I am missing the point of this discussion. As has been said, it is impossible to foresee all states the service could end up in. When it appears that things are not working correctly, the priority is to get back into a known good state. Terminating the service and having it restarted by the service manager (Windows) is a means to do so. Yes, it should be logged and investigated later to hopefully prevent it in the future, but some incidents are rare enough that dealing with them in this way is acceptable. If you disagree with that, go tell the Erlang people they got it all wrong. I'm just looking for the best way to implement it. Although I still feel that the stronger isolation of processes might be desirable, for now I am going to count on threads being good enough. Here's how my dead man's switch looks right now: when the service is started, I use CreateTimerQueueTimer with a callback that the worker is supposed to continuously prevent from executing by means of ChangeTimerQueueTimer. If it does go off, that first sets an event to give the main thread (service loop) a chance to log what's happening and exit relatively cleanly. If that doesn't happen within 5 seconds, because apparently it got into a faulty state as well, ExitProcess(1) is called. My assumption is that because this third thread only calls three "cheap" Windows API's (SetEvent, Sleep, and ExitProcess) directly, things would have to be very, very bad for that to fail. And short of some accidental denial of service attack on the thread pool, I can't really think of anything that would keep it from running at all.

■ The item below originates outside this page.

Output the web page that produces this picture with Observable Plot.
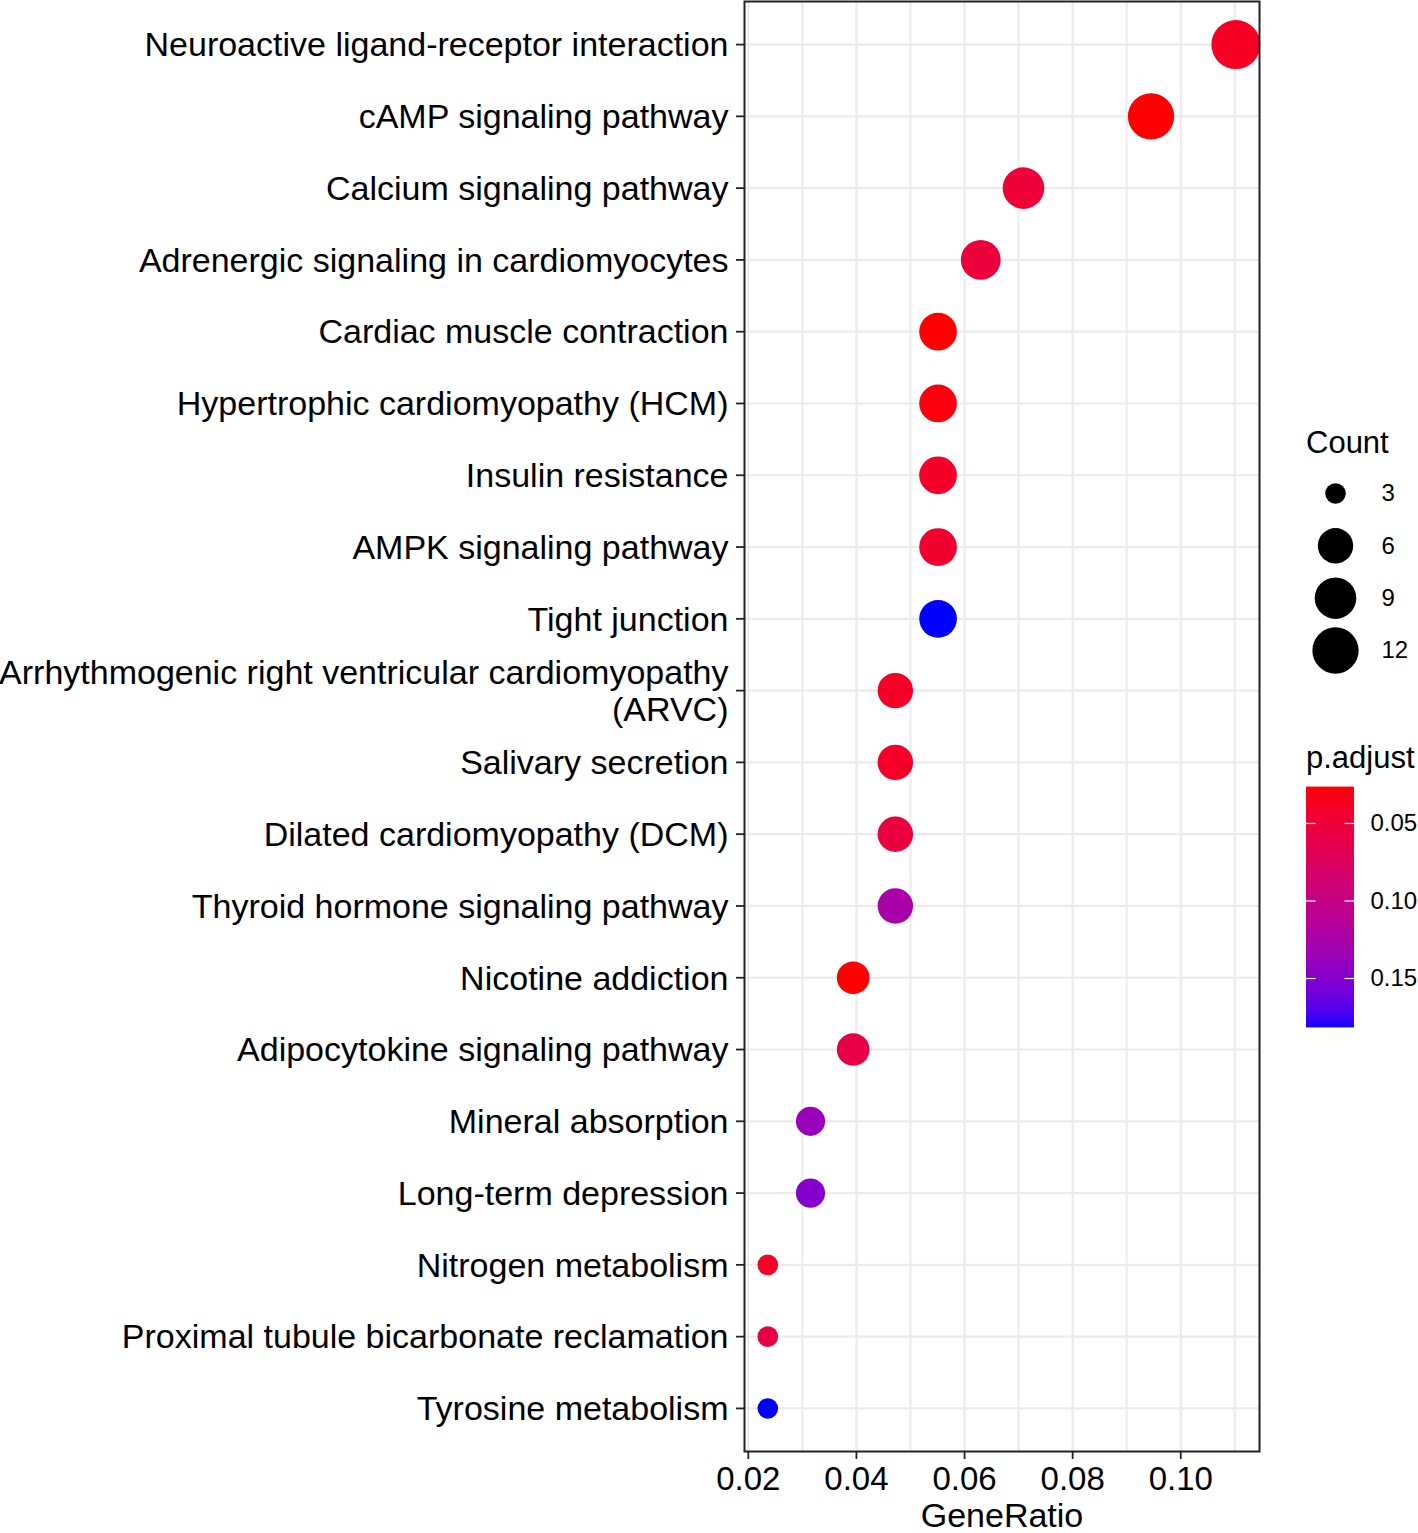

If the worker were known to be well-behaved, there would be no need for such monitoring to begin with. There's networking, third party libraries, DLLs and what not. I can't know exactly what could cause a freeze; only that it will be rare, and restarting will be an effective way to get on with life. Sort of the 'Let It Crash' philosophy. I want to treat the worker as a blackbox. The only requirement is it will regularly report that it's still functional, and if it doesn't for too long (because it is stuck for whatever reason) the whole process is to be killed—not just threads.

It is always safe to kill, but that should only happen when it appears no work is being done for too long. As for the cause, I don't want to make any assumptions. In the worker thread, "anything" can happen. Part of my question is whether another thread (with which there is no interaction) is a safe enough place to monitor the worker and potentially kill the whole process, or that I need stronger isolation. Could something nasty happening in one thread cause issues for the whole process (not crashing but effectively blocking it completely)? I don't know; that's why I'm asking. And if so, is a Windows-owned thread acting in the context of that same single process any safer? Again, not familiar enough with Windows internals.